Too often, classic Japanese cars find themselves overlooked by collectors and restorers. To many gearheads and car lovers, the utilitarian cars of the Pacific Rim could never stand against American muscle or exotic European supercars. However, look closer and you’ll find Japanese makes and models are some of the pound-for-pound best cars manufactured.
The discerning eye will recognize that underneath their simple designs lie elegant solutions in economy, timeless style, and demanding efficiency. Despite having some of the highest population densities on Earth, combined with the strictest emissions standards, diverse terrain, and extreme weather conditions - these vintage cars produce some of the lowest emissions on the planet while remaining incredibly efficient and powerful. These are just some of the reasons why JDM classics are so attractive and remain sought after, even to this day.
They were truly ahead of their time, offering features like valve train manipulation, rotary engines, and four plus valves per cylinder, well before car manufacturers in other countries. This was accomplished by some of the most ingenuitive engineering ever applied to automotive design, driven by masterminds such as Akio Toyoda (Toyota), Soichiro Honda (Honda), Genichi Kawakami (Yamaha), and Kazutoshi Mizuno (Nissan).
From bulletproof off-road vehicles to affordable sports cars to luxury supercars, here are some of the best vintage Japanese cars.
The history of the Nissan Z car spans over 50 years and 40 production models. Like the Corolla, they were initially inspired by the American Pony cars of the time, featuring a two-seat, fastback design. Powered by a 2.4 liter straight-six motor, and running on four wheel independent suspension, the “Fairlady,” as it was known in Japan, was first sold in the States in 1969. They have been used for everything from daily drivers to track cars to rally racers ever since.

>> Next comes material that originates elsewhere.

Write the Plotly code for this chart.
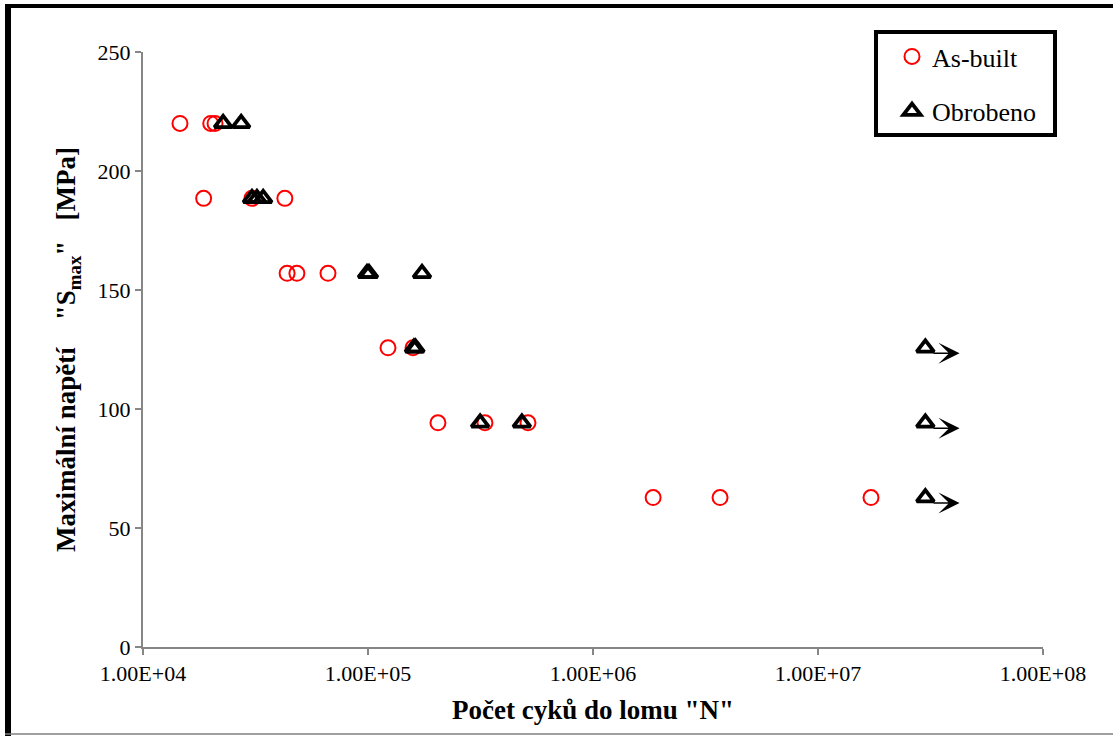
import math
import plotly.graph_objects as go

# Fatigue test results: stress amplitude S_max [MPa] vs. cycles to failure N
as_built_n = [14600, 20000, 20900,
              18600, 30500, 42700,
              43700, 48300, 66400,
              122700, 158500,
              204600, 331000, 514000,
              1.85e6, 3.67e6, 1.72e7]
as_built_s = [220, 220, 220,
              188.5, 188.5, 188.5,
              157, 157, 157,
              125.7, 125.7,
              94.2, 94.2, 94.2,
              62.8, 62.8, 62.8]

machined_n = [22700, 27300,
              30500, 32100, 34200,
              99000, 101000, 173800,
              160000, 162500,
              315000, 483000,
              3.0e7, 3.0e7, 3.0e7]
machined_s = [220, 220,
              188.5, 188.5, 188.5,
              157, 157, 157,
              125.7, 125.7,
              94.2, 94.2,
              125.7, 94.2, 62.8]

# run-outs (specimens that did not fail)
runout_n = [3.0e7, 3.0e7, 3.0e7]
runout_s = [125.7, 94.2, 62.8]

x_tickvals = [1e4, 1e5, 1e6, 1e7, 1e8]
x_ticktext = ["1.00E+04", "1.00E+05", "1.00E+06", "1.00E+07", "1.00E+08"]
y_tickvals = [0, 50, 100, 150, 200, 250]

FONT = "Liberation Serif, Times New Roman, serif"

fig = go.Figure()
fig.add_trace(go.Scatter(
    x=as_built_n, y=as_built_s, mode="markers", name="As-built",
    legendgroup="a",
    marker=dict(symbol="circle-open", size=15, color="#ff0000",
                line=dict(width=2, color="#ff0000")),
))
fig.add_trace(go.Scatter(
    x=machined_n, y=machined_s, mode="markers", name="Obrobeno",
    legendgroup="b",
    marker=dict(symbol="triangle-up-open", size=15, color="#000000",
                line=dict(width=3.8, color="#000000")),
))

# arrows indicating run-outs
for n, s in zip(runout_n, runout_s):
    lx = math.log10(n)
    fig.add_annotation(
        x=lx + 0.152, y=s - 2.3, ax=lx + 0.03, ay=s - 2.3,
        xref="x", yref="y", axref="x", ayref="y",
        showarrow=True, arrowhead=3, arrowsize=2.2, arrowwidth=1.6,
        arrowcolor="#000000", text="",
    )

L, R, T, B = 143, 70, 52, 89
W, H = 1113, 736
pw, ph = W - L - R, H - T - B


def px_x(p):
    return (p - L) / pw


def px_y(p):
    return (H - B - p) / ph


# outer frame
fig.add_shape(type="rect", xref="paper", yref="paper",
              x0=px_x(5), x1=px_x(11), y0=px_y(740), y1=px_y(4),
              fillcolor="#000000", line=dict(width=0))
fig.add_shape(type="rect", xref="paper", yref="paper",
              x0=px_x(5), x1=px_x(1113), y0=px_y(8), y1=px_y(4),
              fillcolor="#000000", line=dict(width=0))
fig.add_shape(type="line", xref="paper", yref="paper",
              x0=px_x(5), x1=px_x(1113), y0=px_y(734), y1=px_y(734),
              line=dict(width=1.5, color="#808080"))
# legend frame
fig.add_shape(type="rect", xref="paper", yref="paper",
              x0=px_x(876), x1=px_x(1055), y0=px_y(135), y1=px_y(32),
              fillcolor="white", line=dict(width=4, color="#000000"),
              layer="above")

fig.update_layout(
    width=W, height=H,
    margin=dict(l=L, r=R, t=T, b=B),
    paper_bgcolor="white", plot_bgcolor="white",
    font=dict(family=FONT, size=22, color="#000000"),
    showlegend=True,
    legend=dict(
        x=px_x(892), y=px_y(33), xanchor="left", yanchor="top",
        borderwidth=0, bgcolor="rgba(0,0,0,0)",
        font=dict(family=FONT, size=26, color="#000000"),
        tracegroupgap=18, itemwidth=30,
    ),
    xaxis=dict(
        type="log", range=[4, 8],
        tickvals=x_tickvals, ticktext=x_ticktext,
        ticks="outside", ticklen=6, tickcolor="#868686", tickwidth=1.5,
        showline=True, linecolor="#868686", linewidth=2,
        showgrid=False, zeroline=False,
        tickfont=dict(family=FONT, size=22),
        title=dict(text="<b>Počet cyků do lomu \"N\"</b>",
                   font=dict(family=FONT, size=27), standoff=15),
    ),
    yaxis=dict(
        range=[0, 250], tickvals=y_tickvals,
        ticks="outside", ticklen=6, tickcolor="#868686", tickwidth=1.5,
        showline=True, linecolor="#868686", linewidth=2,
        showgrid=False, zeroline=False,
        tickfont=dict(family=FONT, size=22),
        title=dict(text="<b>Maximální napětí    \"S<sub>max</sub>\"   [MPa]</b>",
                   font=dict(family=FONT, size=27), standoff=14),
    ),
)

fig.write_html("out.html")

Originally designed by Prince Motor Company before merging with Nissan-Datsun in 1969, we didn't get these beautiful cars in the States until 2007. It's about impossible to pick a favorite generation of classic Skylines. The first and second gens have that lovely Pony car inspired design, but the later years feature all-wheel drive and jaw-dropping amounts of power and tech. Whichever Skyline you choose, you're going to drive away happy and be the envy of your fellow gearheads.
Whether delivering tofu through the mountains or going for Sunday drives to the beach, the “Hachi-Roku” is a budget drifter’s dream. It was the last Corolla hatchback to feature a front engine, rear wheel drive layout. Powered by the 4AG engines that also made the MR2’s so efficient, the 86 is easy to keep revved up high while sideways -- maximizing grip and fun factor. They are easy to modify, low maintenance, faithful canyon companions and daily drivers. Unfortunately, their high desirability has rocketed up resale prices, and makes it quite a challenge to find stock, unabused models for sale.
The NSX is jaw-droppingly gorgeous, with the nimble agility of a panther, and sounds as rich as a symphony. It was created under the mad-scientist like vision of Honda’s co-founder, lead engineer, and “Supreme Advisor,” Soichiro Honda. Honda-san wanted to do the impossible: design a supercar without compromise. $140 million dollars and a decade of R&D later, and the company known for its hatchbacks and scooters shocked the world with this highly exotic, mid-engine, two seater. The NSX was the first production car to feature VTEC. There's hardly a car nowadays that doesn’t feature some version of variable valve timing - you can thank the NSX for that.